Die Märkte wachsen zusammen. Die Konkurrenz der Standorte um Kapital, Know-how und Arbeitsplätze nimmt dramatisch zu.
Immer mehr Länder der früheren Dritten Welt sind in der Lage, qualitativ hochwertige
Güter bei niedrigen Kosten zu erzeugen. So wird beispielsweise die Softwareentwicklung
in der Computerbranche zunehmend nach Indien verlagert.
Der Welthandel gewinnt stetig an Dynamik. Das Welthandelsvolumen wächst etwa doppelt
so schnell wie die weltweite Produktion. Seit Mitte der 80er Jahre haben sich die
weltweiten Direktinvestitionen vervierfacht. Kapital, Knowhow und Arbeitsplätze wandern
in Sekundenschnelle zum Ort der höchsten Rentabilität.
Die internationalen Finanzmärkte sind förmlich explodiert. Der tägliche Devisenhandel
hat sich in den letzten 15 Jahren mehr als verzwanzigfacht. Jeden Tag wird heute
an den Märkten eine Devisensumme gehandelt, die dem jährlichen Bruttoinlandsprodukt
von Deutschland -- 3500 Milliarden D-Mark -- schon nahe kommt.
Grundsätzlich hat die positive Entwicklung des Welthandels Deutschland immer Wohlstandsgewinne
gebracht. Das wird auch jetzt so sein, wenn wir die Entwicklung national und international
in die richtigen Bahnen lenken, unsere wirtschafts- und finanzpolitischen Hausaufgaben machen. Grundlegende ordnungspolitische Prinzipien stehen dabei fest:
Deutschland steht für das Prinzip des Freihandels im internationalen Rahmen für Wettbewerb
und eine Soziale Marktwirtschaft. Arbeitsplätze und Wohlstand sind noch in keinem Land und zu keiner Zeit durch Protektionismus und Abschottung geschützt worden.

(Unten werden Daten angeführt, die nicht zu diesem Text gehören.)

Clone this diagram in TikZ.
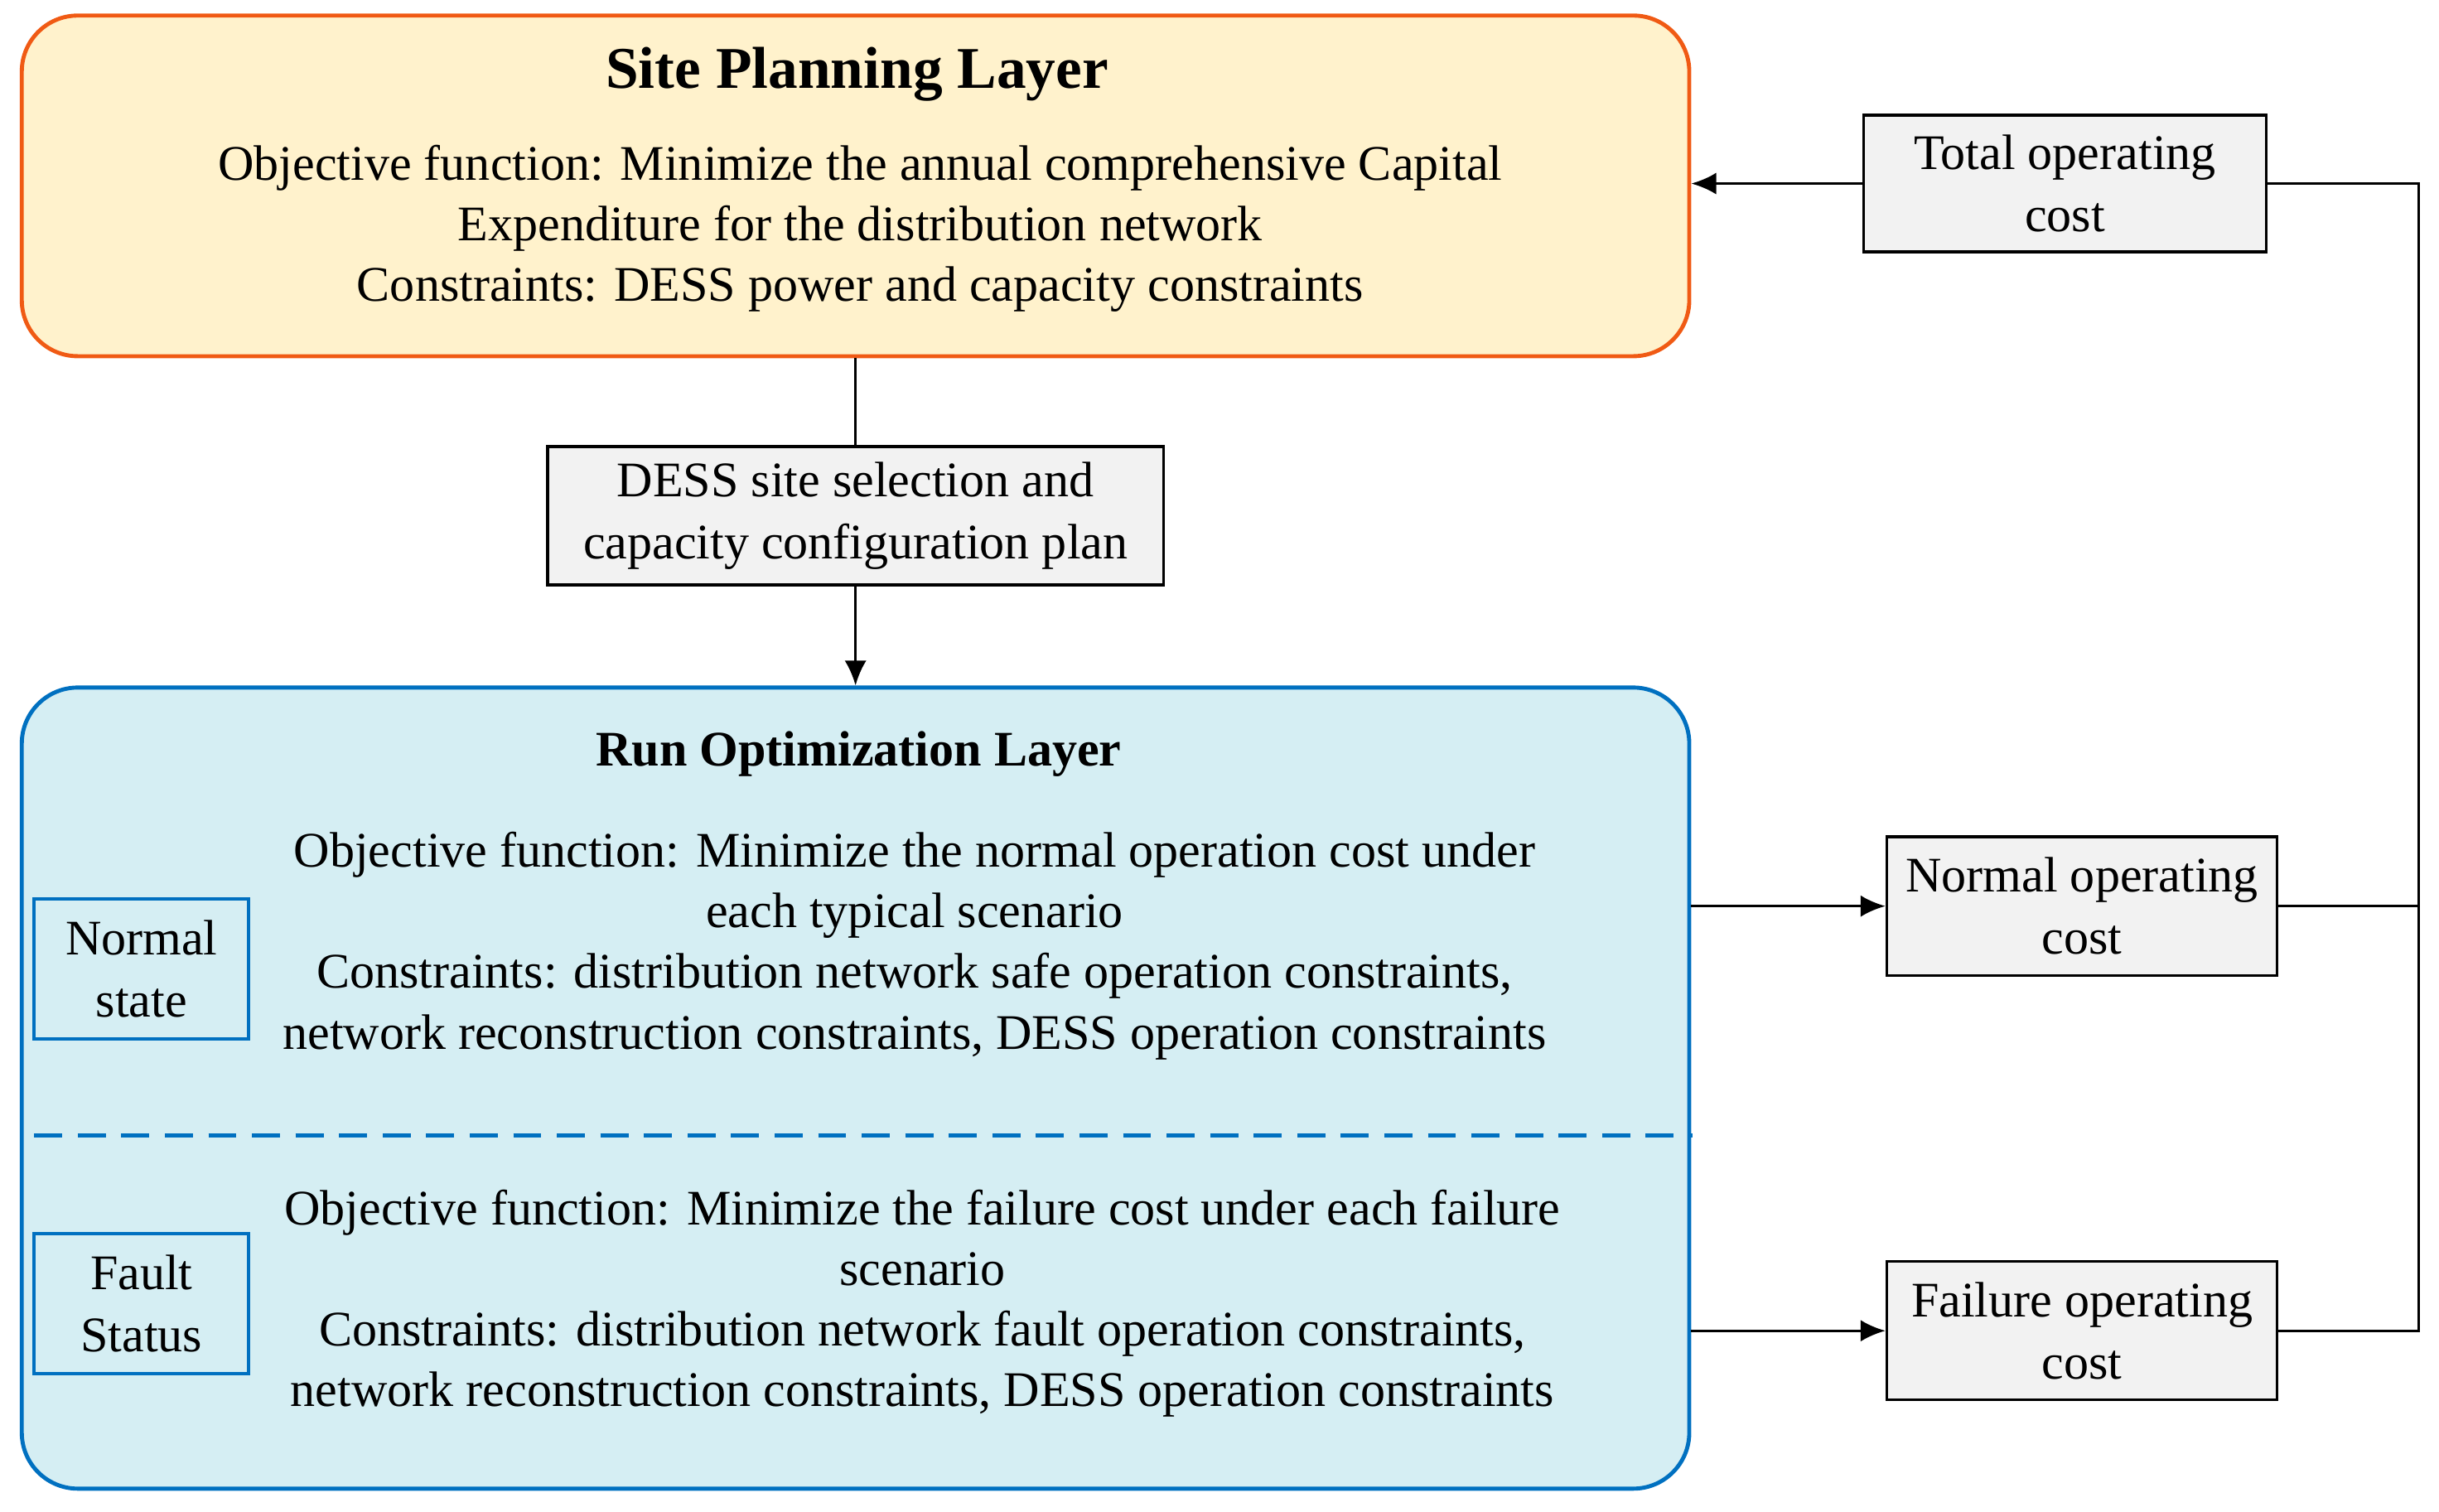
\documentclass[tikz,border=0pt]{standalone}
\usepackage{fontspec}
\setmainfont{Liberation Serif}
\usetikzlibrary{arrows.meta}
\definecolor{orfill}{HTML}{FFF2CC}
\definecolor{ordraw}{HTML}{F05A14}
\definecolor{blfill}{HTML}{D5EEF3}
\definecolor{bldraw}{HTML}{0070C0}
\definecolor{gfill}{HTML}{F2F2F2}
\begin{document}
\begin{tikzpicture}[x=0.5pt,y=-0.5pt,
  lay/.style={rounded corners=18pt,line width=1.3pt,inner sep=0},
  gbox/.style={draw,fill=gfill,line width=0.9pt,inner sep=0,align=center,font=\fontsize{16}{20}\selectfont},
  sbox/.style={draw=bldraw,line width=1.1pt,inner sep=0,align=center,font=\fontsize{16}{20}\selectfont},
  txt/.style={align=center,font=\fontsize{16}{19.5}\selectfont,inner sep=0},
  arr/.style={-{Latex[length=8pt,width=7pt]},line width=0.9pt},
  ln/.style={line width=0.9pt}]
\useasboundingbox (0,0) rectangle (1568,972);
% layers
\node[lay,draw=ordraw,fill=orfill,minimum width=536pt,minimum height=109.5pt] (top) at (550,119.5) {};
\node[lay,draw=bldraw,fill=blfill,minimum width=536pt,minimum height=257.5pt] (run) at (550,699.5) {};
\node[font=\bfseries\fontsize{19}{22}\selectfont] (t1) at (551,48) {Site Planning Layer};
\node[txt] (t1b) at (553,147) {Objective function: Minimize the annual comprehensive Capital\\Expenditure for the distribution network\\Constraints: DESS power and capacity constraints};
\node[font=\bfseries\fontsize{16}{20}\selectfont] (t2) at (552,485) {Run Optimization Layer};
\node[txt] (n1) at (588,608) {Objective function: Minimize the normal operation cost under\\each typical scenario\\Constraints: distribution network safe operation constraints,\\network reconstruction constraints, DESS operation constraints};
\node[txt] (f1) at (593,838) {Objective function: Minimize the failure cost under each failure\\scenario\\Constraints: distribution network fault operation constraints,\\network reconstruction constraints, DESS operation constraints};
\coordinate (dl) at (22,730); \coordinate (dr) at (1088,730);
\draw[bldraw,line width=1.3pt,dash pattern=on 9pt off 5pt] (dl) -- (dr);
\node[sbox,minimum width=69pt,minimum height=45pt] (ns) at (91,623) {Normal\\state};
\node[sbox,minimum width=69pt,minimum height=45pt] (fs) at (91,838) {Fault\\Status};
% grey boxes
\node[gbox,minimum width=198pt,minimum height=44.5pt] (plan) at (550,331.5) {DESS site selection and\\capacity configuration plan};
\node[gbox,minimum width=129.5pt,minimum height=44pt] (tot) at (1327.5,118) {Total operating\\cost};
\node[gbox,minimum width=125.5pt,minimum height=44.5pt] (nor) at (1338.5,582.5) {Normal operating\\cost};
\node[gbox,minimum width=125.5pt,minimum height=44.5pt] (fai) at (1338.5,855.5) {Failure operating\\cost};
% connectors
\draw[ln] (top.south) -- (plan.north);
\draw[arr] (plan.south) -- (run.north);
\draw[arr] (tot.west) -- (top.east |- tot.west);
\draw[arr] (run.east |- nor.west) -- (nor.west);
\draw[arr] (run.east |- fai.west) -- (fai.west);
\coordinate (c1) at (1555,118);
\coordinate (c2) at (1555,855.5);
\draw[ln] (tot.east) -- (c1) -- (c2) -- (fai.east);
\draw[ln] (nor.east) -- (c1 |- nor.east);
\end{tikzpicture}
\end{document}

Der Prozeß des Niedergangs ist nur langer und schmerzhafter geworden.
Meine Damen und Herren, der Euro ist nicht nur ein Beitrag zur europäischen Integration,
zur Vollendung des Binnenmarktes, er ist auch die gemeinsame Antwort Europas auf
die Globalisierung. Ein stabiler Währungsraum und ein großer Binnenmarkt dämpfen
die ökonomischen Schocks von Weltwährungs- und Weltwirtschaftskrisen. Gigantische Summen
fließen jeden Tag in Spekulationsgeschäfte. Ein Land ist dem schnell hilflos ausgeliefert.
Hundert Milliarden Dollar Devisenreserven -- und so viele Reserven hat kaum ein Land in Europa -- können sich an einem Tag in nichts auflösen.